#### WHAT THE TASK ASKS:
No images are to be carried over; print all other material exactly as it stands.

### STORED DATA

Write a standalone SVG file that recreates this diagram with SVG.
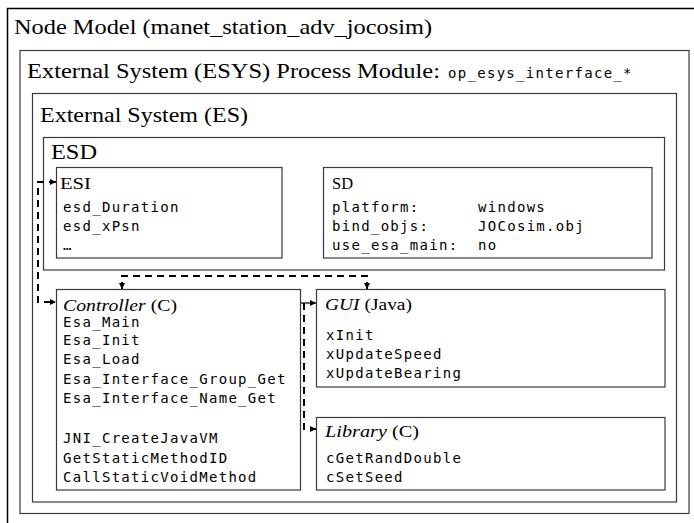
<svg xmlns="http://www.w3.org/2000/svg" width="694" height="523" viewBox="0 0 694 523">
<style>
.box{fill:none;stroke:#3a3a3a;stroke-width:1.2}
.outer{fill:none;stroke:#000;stroke-width:1.5}
.h1{font-family:"Liberation Serif",serif;font-size:22px;fill:#000}
.h2{font-family:"Liberation Serif",serif;font-size:17px;fill:#000}
.it{font-style:italic}
.m{font-family:"DejaVu Sans Mono","Liberation Mono",monospace;font-size:14px;letter-spacing:1.3px;fill:#000}
.con{fill:none;stroke:#000;stroke-width:2;stroke-dasharray:7,5}
.con2{fill:none;stroke:#000;stroke-width:1.2}
</style>
<defs>
<marker id="ah" markerUnits="userSpaceOnUse" markerWidth="8" markerHeight="8" refX="6" refY="4" orient="auto-start-reverse">
<path d="M0,1 L6,4 L0,7 Z" fill="#000"/>
</marker>
</defs>
<rect width="694" height="523" fill="#fff"/>
<g id="node-model">
<rect class="outer" x="7.5" y="8.5" width="700" height="530"/>
<text class="h1" x="14" y="34" textLength="418" lengthAdjust="spacingAndGlyphs">Node Model (manet_station_adv_jocosim)</text>
</g>
<g id="esys">
<rect class="box" x="20" y="50.5" width="669" height="463"/>
<text class="h1" x="27" y="78" textLength="413" lengthAdjust="spacingAndGlyphs">External System (ESYS) Process Module:</text>
<text class="m" x="448" y="78">op_esys_interface_*</text>
</g>
<g id="es">
<rect class="box" x="32.5" y="93.5" width="644" height="408.5"/>
<text class="h1" x="40" y="122" textLength="208" lengthAdjust="spacingAndGlyphs">External System (ES)</text>
</g>
<g id="esd">
<rect class="box" x="43.5" y="137.5" width="621" height="132.5"/>
<text class="h1" x="51" y="159" textLength="46" lengthAdjust="spacingAndGlyphs">ESD</text>
</g>
<g id="esi">
<rect class="box" x="56.5" y="167.5" width="225.5" height="90.5"/>
<text class="h2" x="60" y="189" textLength="31" lengthAdjust="spacingAndGlyphs">ESI</text>
<text class="m" x="63" y="212">esd_Duration</text>
<text class="m" x="63" y="231">esd_xPsn</text>
<text class="m" x="63" y="250">…</text>
</g>
<g id="sd">
<rect class="box" x="323.5" y="167.5" width="328.5" height="90.5"/>
<text class="h2" x="332" y="189" textLength="21" lengthAdjust="spacingAndGlyphs">SD</text>
<text class="m" x="332" y="212">platform:</text>
<text class="m" x="478" y="212">windows</text>
<text class="m" x="332" y="231">bind_objs:</text>
<text class="m" x="478" y="231">JOCosim.obj</text>
<text class="m" x="332" y="250">use_esa_main:</text>
<text class="m" x="478" y="250">no</text>
</g>
<g id="controller">
<rect class="box" x="56.5" y="289.5" width="244" height="200.5"/>
<text class="h2" x="63" y="310.5" textLength="114" lengthAdjust="spacingAndGlyphs"><tspan class="it">Controller</tspan> (C)</text>
<text class="m" x="63" y="327">Esa_Main</text>
<text class="m" x="63" y="345">Esa_Init</text>
<text class="m" x="63" y="364">Esa_Load</text>
<text class="m" x="63" y="384">Esa_Interface_Group_Get</text>
<text class="m" x="63" y="403">Esa_Interface_Name_Get</text>
<text class="m" x="63" y="443">JNI_CreateJavaVM</text>
<text class="m" x="63" y="463">GetStaticMethodID</text>
<text class="m" x="63" y="482">CallStaticVoidMethod</text>
</g>
<g id="gui">
<rect class="box" x="316.5" y="289.5" width="348.5" height="97.5"/>
<text class="h2" x="325" y="310" textLength="87" lengthAdjust="spacingAndGlyphs"><tspan class="it">GUI</tspan> (Java)</text>
<text class="m" x="326" y="340">xInit</text>
<text class="m" x="326" y="359">xUpdateSpeed</text>
<text class="m" x="326" y="378">xUpdateBearing</text>
</g>
<g id="library">
<rect class="box" x="316.5" y="417.5" width="348.5" height="72.5"/>
<text class="h2" x="325" y="437" textLength="94" lengthAdjust="spacingAndGlyphs"><tspan class="it">Library</tspan> (C)</text>
<text class="m" x="326" y="463">cGetRandDouble</text>
<text class="m" x="326" y="482">cSetSeed</text>
</g>
<g id="connectors">
<path class="con" d="M56,182 H38 V302 H56" marker-start="url(#ah)" marker-end="url(#ah)"/>
<path class="con" d="M122,289 V276 H367 V289" marker-start="url(#ah)" marker-end="url(#ah)"/>
<path class="con2" d="M301,303 H316" marker-end="url(#ah)"/>
<path class="con" d="M304,303 V429 H316" marker-end="url(#ah)"/>
</g>
</svg>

######

#### THE RESULT:
Write a standalone SVG file that recreates this diagram with SVG.
<svg xmlns="http://www.w3.org/2000/svg" width="694" height="523" viewBox="0 0 694 523">
<style>
.box{fill:none;stroke:#3a3a3a;stroke-width:1.2}
.outer{fill:none;stroke:#000;stroke-width:1.5}
.h1{font-family:"Liberation Serif",serif;font-size:22px;fill:#000}
.h2{font-family:"Liberation Serif",serif;font-size:17px;fill:#000}
.it{font-style:italic}
.m{font-family:"DejaVu Sans Mono","Liberation Mono",monospace;font-size:14px;letter-spacing:1.3px;fill:#000}
.con{fill:none;stroke:#000;stroke-width:2;stroke-dasharray:7,5}
.con2{fill:none;stroke:#000;stroke-width:1.2}
</style>
<defs>
<marker id="ah" markerUnits="userSpaceOnUse" markerWidth="8" markerHeight="8" refX="6" refY="4" orient="auto-start-reverse">
<path d="M0,1 L6,4 L0,7 Z" fill="#000"/>
</marker>
</defs>
<rect width="694" height="523" fill="#fff"/>
<g id="node-model">
<rect class="outer" x="7.5" y="8.5" width="700" height="530"/>
<text class="h1" x="14" y="34" textLength="418" lengthAdjust="spacingAndGlyphs">Node Model (manet_station_adv_jocosim)</text>
</g>
<g id="esys">
<rect class="box" x="20" y="50.5" width="669" height="463"/>
<text class="h1" x="27" y="78" textLength="413" lengthAdjust="spacingAndGlyphs">External System (ESYS) Process Module:</text>
<text class="m" x="448" y="78">op_esys_interface_*</text>
</g>
<g id="es">
<rect class="box" x="32.5" y="93.5" width="644" height="408.5"/>
<text class="h1" x="40" y="122" textLength="208" lengthAdjust="spacingAndGlyphs">External System (ES)</text>
</g>
<g id="esd">
<rect class="box" x="43.5" y="137.5" width="621" height="132.5"/>
<text class="h1" x="51" y="159" textLength="46" lengthAdjust="spacingAndGlyphs">ESD</text>
</g>
<g id="esi">
<rect class="box" x="56.5" y="167.5" width="225.5" height="90.5"/>
<text class="h2" x="60" y="189" textLength="31" lengthAdjust="spacingAndGlyphs">ESI</text>
<text class="m" x="63" y="212">esd_Duration</text>
<text class="m" x="63" y="231">esd_xPsn</text>
<text class="m" x="63" y="250">…</text>
</g>
<g id="sd">
<rect class="box" x="323.5" y="167.5" width="328.5" height="90.5"/>
<text class="h2" x="332" y="189" textLength="21" lengthAdjust="spacingAndGlyphs">SD</text>
<text class="m" x="332" y="212">platform:</text>
<text class="m" x="478" y="212">windows</text>
<text class="m" x="332" y="231">bind_objs:</text>
<text class="m" x="478" y="231">JOCosim.obj</text>
<text class="m" x="332" y="250">use_esa_main:</text>
<text class="m" x="478" y="250">no</text>
</g>
<g id="controller">
<rect class="box" x="56.5" y="289.5" width="244" height="200.5"/>
<text class="h2" x="63" y="310.5" textLength="114" lengthAdjust="spacingAndGlyphs"><tspan class="it">Controller</tspan> (C)</text>
<text class="m" x="63" y="327">Esa_Main</text>
<text class="m" x="63" y="345">Esa_Init</text>
<text class="m" x="63" y="364">Esa_Load</text>
<text class="m" x="63" y="384">Esa_Interface_Group_Get</text>
<text class="m" x="63" y="403">Esa_Interface_Name_Get</text>
<text class="m" x="63" y="443">JNI_CreateJavaVM</text>
<text class="m" x="63" y="463">GetStaticMethodID</text>
<text class="m" x="63" y="482">CallStaticVoidMethod</text>
</g>
<g id="gui">
<rect class="box" x="316.5" y="289.5" width="348.5" height="97.5"/>
<text class="h2" x="325" y="310" textLength="87" lengthAdjust="spacingAndGlyphs"><tspan class="it">GUI</tspan> (Java)</text>
<text class="m" x="326" y="340">xInit</text>
<text class="m" x="326" y="359">xUpdateSpeed</text>
<text class="m" x="326" y="378">xUpdateBearing</text>
</g>
<g id="library">
<rect class="box" x="316.5" y="417.5" width="348.5" height="72.5"/>
<text class="h2" x="325" y="437" textLength="94" lengthAdjust="spacingAndGlyphs"><tspan class="it">Library</tspan> (C)</text>
<text class="m" x="326" y="463">cGetRandDouble</text>
<text class="m" x="326" y="482">cSetSeed</text>
</g>
<g id="connectors">
<path class="con" d="M56,182 H38 V302 H56" marker-start="url(#ah)" marker-end="url(#ah)"/>
<path class="con" d="M122,289 V276 H367 V289" marker-start="url(#ah)" marker-end="url(#ah)"/>
<path class="con2" d="M301,303 H316" marker-end="url(#ah)"/>
<path class="con" d="M304,303 V429 H316" marker-end="url(#ah)"/>
</g>
</svg>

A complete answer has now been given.